Honors, though, are nothing new to Cairns who is in both the Australian Surfing Hall of Fame and the Western Australia Sportsman Hall of Fame.
Cairns won six Western Australia state titles (1967-72) and co-founded the Australian Professional Surfing Assn. He was known as a powerful surfer during the 1970s when he dominated the North Shore on Oahu. He won the Duke Kahanamoku Hawaiian Surfing Classic at Waimea Bay in 1975, took two World Cup events (1976, 1980) at Haleiwa and was ranked No. 2 in the world in 1976, the first year of surfing's pro tour.

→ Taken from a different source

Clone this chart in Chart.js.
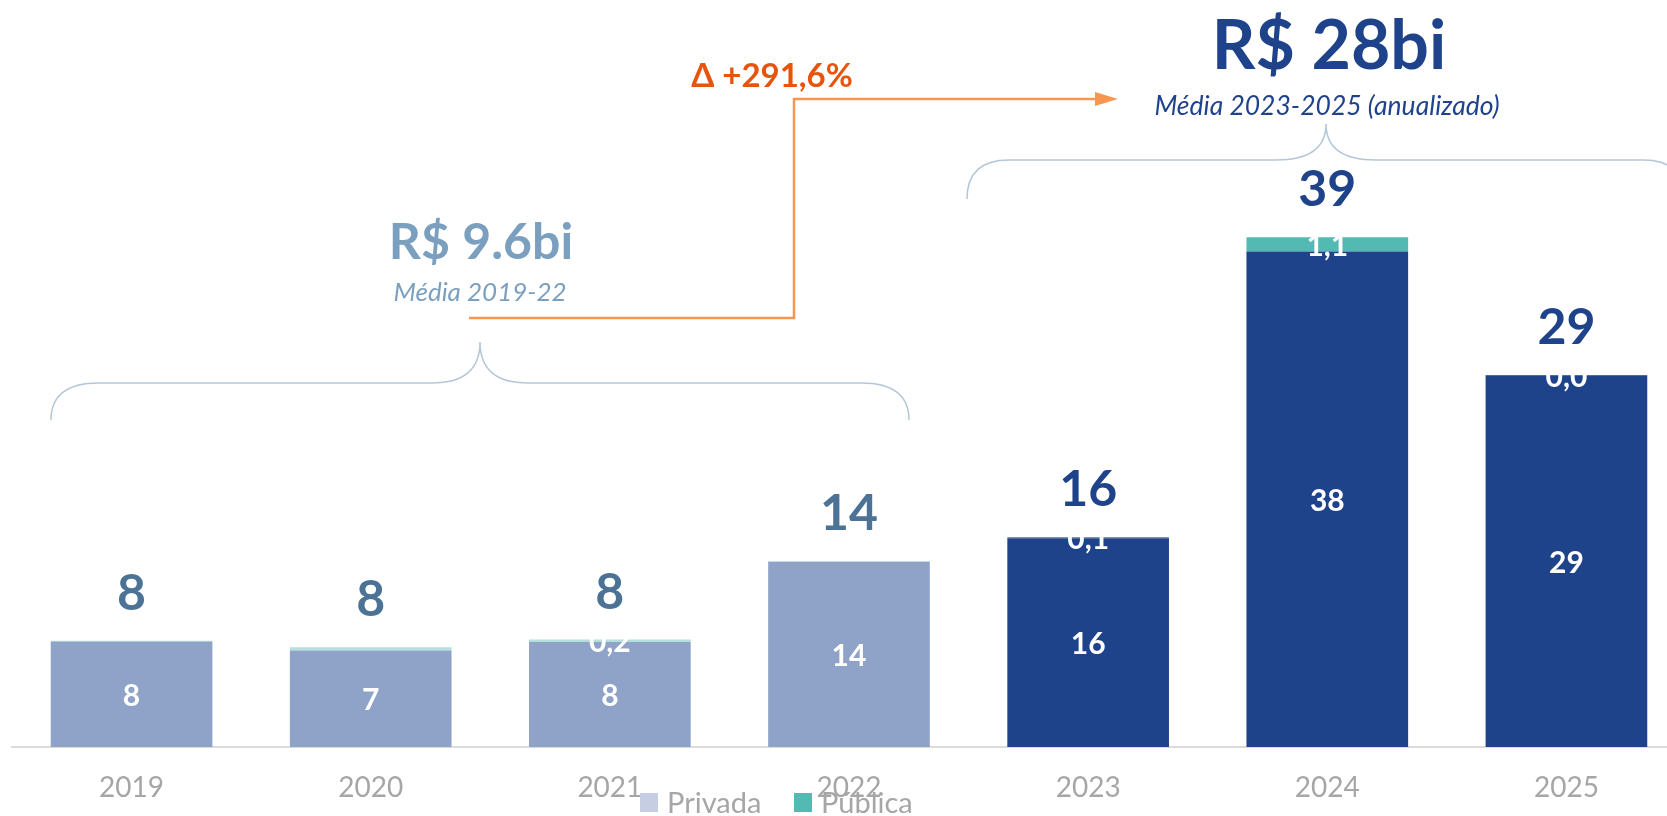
<!DOCTYPE html>
<html>
<head>
<meta charset="utf-8">
<script src="https://cdn.jsdelivr.net/npm/chart.js@4.4.1/dist/chart.umd.min.js"></script>
<style>
  html, body { margin: 0; padding: 0; background: #fff; overflow: hidden; }
  #wrap { position: absolute; left: 0; top: 0; width: 1700px; height: 816px; }
</style>
</head>
<body>
<div id="wrap"><canvas id="grafico" width="1700" height="816"></canvas></div>
<script>
// dados (R$ bi)
const anos = ['2019', '2020', '2021', '2022', '2023', '2024', '2025'];
const privada = [8.1, 7.4, 8.05, 14.2, 16.0, 38.0, 28.5];
const publica = [0.05, 0.25, 0.2, 0.05, 0.1, 1.1, 0.02];
const publicaRotulo = [false, false, true, false, true, true, true];
const totais = [8, 8, 8, 14, 16, 39, 29];

const corPrivada = ['#8fa2c7', '#8fa2c7', '#8fa2c7', '#8fa2c7', '#1f438b', '#1f438b', '#1f438b'];
const corPublica = ['#b3dfdc', '#b3dfdc', '#b3dfdc', '#b3dfdc', '#45b5ab', '#52bab2', '#52bab2'];
const corTotal = ['#4c7396', '#4c7396', '#4c7396', '#4c7396', '#1f438b', '#1f438b', '#1f438b'];
const corLegenda = ['#c5cee3', '#52bab2'];

const FONTE = 'Lato, "Open Sans", sans-serif';

// rótulos das barras e totais
const rotulos = {
    id: 'rotulos',
    afterDatasetsDraw(chart) {
        const ctx = chart.ctx;
        const mPriv = chart.getDatasetMeta(0);
        const mPub = chart.getDatasetMeta(1);
        ctx.save();
        ctx.textAlign = 'center';
        ctx.textBaseline = 'middle';
        ctx.fillStyle = '#fff';
        ctx.font = 'bold 30px ' + FONTE;
        mPriv.data.forEach((bar, i) => {
            const c = bar.getCenterPoint();
            ctx.fillText(String(Math.round(privada[i])), c.x, c.y + 2);
        });
        mPub.data.forEach((bar, i) => {
            if (!publicaRotulo[i]) return;
            const c = bar.getCenterPoint();
            ctx.fillText(publica[i].toFixed(1).replace('.', ','), c.x, c.y + 2);
        });
        ctx.font = 'bold 50px ' + FONTE;
        mPub.data.forEach((bar, i) => {
            ctx.fillStyle = corTotal[i];
            ctx.fillText(String(totais[i]), bar.x, bar.y - 47);
        });
        ctx.restore();
    }
};

function chave(ctx, x0, x1, yPonta, yLinha, yFim, rFim, rPonta) {
    const xm = (x0 + x1) / 2;
    ctx.beginPath();
    ctx.moveTo(x0, yFim);
    ctx.quadraticCurveTo(x0, yLinha, x0 + rFim, yLinha);
    ctx.lineTo(xm - rPonta, yLinha);
    ctx.quadraticCurveTo(xm, yLinha, xm, yPonta);
    ctx.quadraticCurveTo(xm, yLinha, xm + rPonta, yLinha);
    ctx.lineTo(x1 - rFim, yLinha);
    ctx.quadraticCurveTo(x1, yLinha, x1, yFim);
    ctx.stroke();
}

// chaves, médias, seta e legenda
const anotacoes = {
    id: 'anotacoes',
    afterDraw(chart) {
        const ctx = chart.ctx;
        ctx.save();
        ctx.strokeStyle = '#b4c7d9';
        ctx.lineWidth = 1.5;
        chave(ctx, 51, 909, 342, 383, 420, 48, 48);
        chave(ctx, 967, 1685, 124, 160, 199, 42, 50);

        ctx.textAlign = 'center';
        ctx.textBaseline = 'middle';
        ctx.fillStyle = '#7b9fbf';
        ctx.font = 'bold 50px ' + FONTE;
        ctx.fillText('R$ 9.6bi', 481, 243);
        ctx.font = 'italic 26px ' + FONTE;
        ctx.fillText('Média 2019-22', 480, 293);

        ctx.fillStyle = '#1f438b';
        ctx.font = 'bold 68px ' + FONTE;
        ctx.fillText('R$ 28bi', 1329, 47);
        ctx.font = 'italic 26.5px ' + FONTE;
        ctx.fillText('Média 2023-2025 (anualizado)', 1327, 106);

        // seta laranja
        ctx.strokeStyle = '#f8964f';
        ctx.fillStyle = '#f8964f';
        ctx.lineWidth = 2.5;
        ctx.beginPath();
        ctx.moveTo(469, 318);
        ctx.lineTo(794, 318);
        ctx.lineTo(794, 99);
        ctx.lineTo(1097, 99);
        ctx.stroke();
        ctx.beginPath();
        ctx.moveTo(1095, 92);
        ctx.lineTo(1118, 99);
        ctx.lineTo(1095, 106);
        ctx.closePath();
        ctx.fill();

        ctx.fillStyle = '#e8540e';
        ctx.font = 'bold 33px ' + FONTE;
        ctx.fillText('Δ +291,6%', 772, 76);

        // legenda
        ctx.textAlign = 'left';
        ctx.font = '29px ' + FONTE;
        let x = 640;
        chart.data.datasets.forEach((ds, i) => {
            ctx.fillStyle = corLegenda[i];
            ctx.fillRect(x, 793, 18, 19);
            ctx.fillStyle = '#a6a6a6';
            ctx.fillText(ds.label, x + 27, 804);
            x += 154;
        });
        ctx.restore();
    }
};

function criar() {
    new Chart(document.getElementById('grafico'), {
        type: 'bar',
        data: {
            labels: anos,
            datasets: [
                {
                    label: 'Privada',
                    data: privada,
                    backgroundColor: corPrivada,
                    borderWidth: 0,
                    categoryPercentage: 1,
                    barPercentage: 0.676
                },
                {
                    label: 'Pública',
                    data: publica,
                    backgroundColor: corPublica,
                    borderWidth: 0,
                    categoryPercentage: 1,
                    barPercentage: 0.676
                }
            ]
        },
        options: {
            responsive: false,
            devicePixelRatio: 1,
            animation: false,
            layout: { padding: { left: 12, right: 14, top: 95, bottom: 0 } },
            plugins: {
                legend: { display: false },
                tooltip: { enabled: false }
            },
            scales: {
                x: {
                    stacked: true,
                    grid: { display: false, drawTicks: false },
                    border: { color: '#dcdcdc', width: 2 },
                    ticks: {
                        color: '#a6a6a6',
                        font: { family: FONTE, size: 28 },
                        padding: 24,
                        maxRotation: 0
                    },
                    afterFit(s) { s.height = 69; }
                },
                y: { stacked: true, display: false, min: 0, max: 50 }
            }
        },
        plugins: [rotulos, anotacoes]
    });
}

Promise.all([
    document.fonts.load('28px Lato'),
    document.fonts.load('bold 28px Lato'),
    document.fonts.load('italic 25px Lato')
]).then(criar, criar);
</script>
</body>
</html>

He went on to become a surf contest organizer, promoter and coach — he currently is coaching the Pac-Sun USA Surf Team — and was the founder of the Assn. of Surfing Professionals in 1983.
Then there was the National Scholastic Surfing Assn. and the U.S. Open of Surfing.
He served as the executive director of the NSSA during the 1980s and brought competitive surfing back into the limelight by running the first OP Pro in Huntington Beach in 1982.
"Ian represents the present," said Cairns' fellow Surfers' Hall of Fame inductee classmate, Randy Lewis. "He's done so much with bringing a professionalism to surfing in the U.S., and he brought a scholastic angle to surfing in schools with the NSSA (National Scholastic Surfing Assn.). "Believe me, if I was in school then, I'd have been a scholar."
Cairns said he ran the OP Pro contest from 1982-86, ran the U.S .Open of Surfing from 1994-2001 and owned the event from 1997-2001 before selling it to the current caretaker of the U.S. Open, IMG Action Sports .
The U.S. Open was founded in 1994, but the competition's history dates to 1959, when it was called the West Coast Surfing Championships. The U.S .Open is North America's only combined six-star World Qualifying Series event on the ASP World Tour.
Cairns said he never competed at the U.S. Open.
"I would have found it difficult to surf the event," he said.
Instead, he's lending his incredible knowledge and passion for the sport to a younger generation.
"It's a lot more fun coaching in the U.S. Open, than running it," he joked, again. "Either way, it's such an incredible event."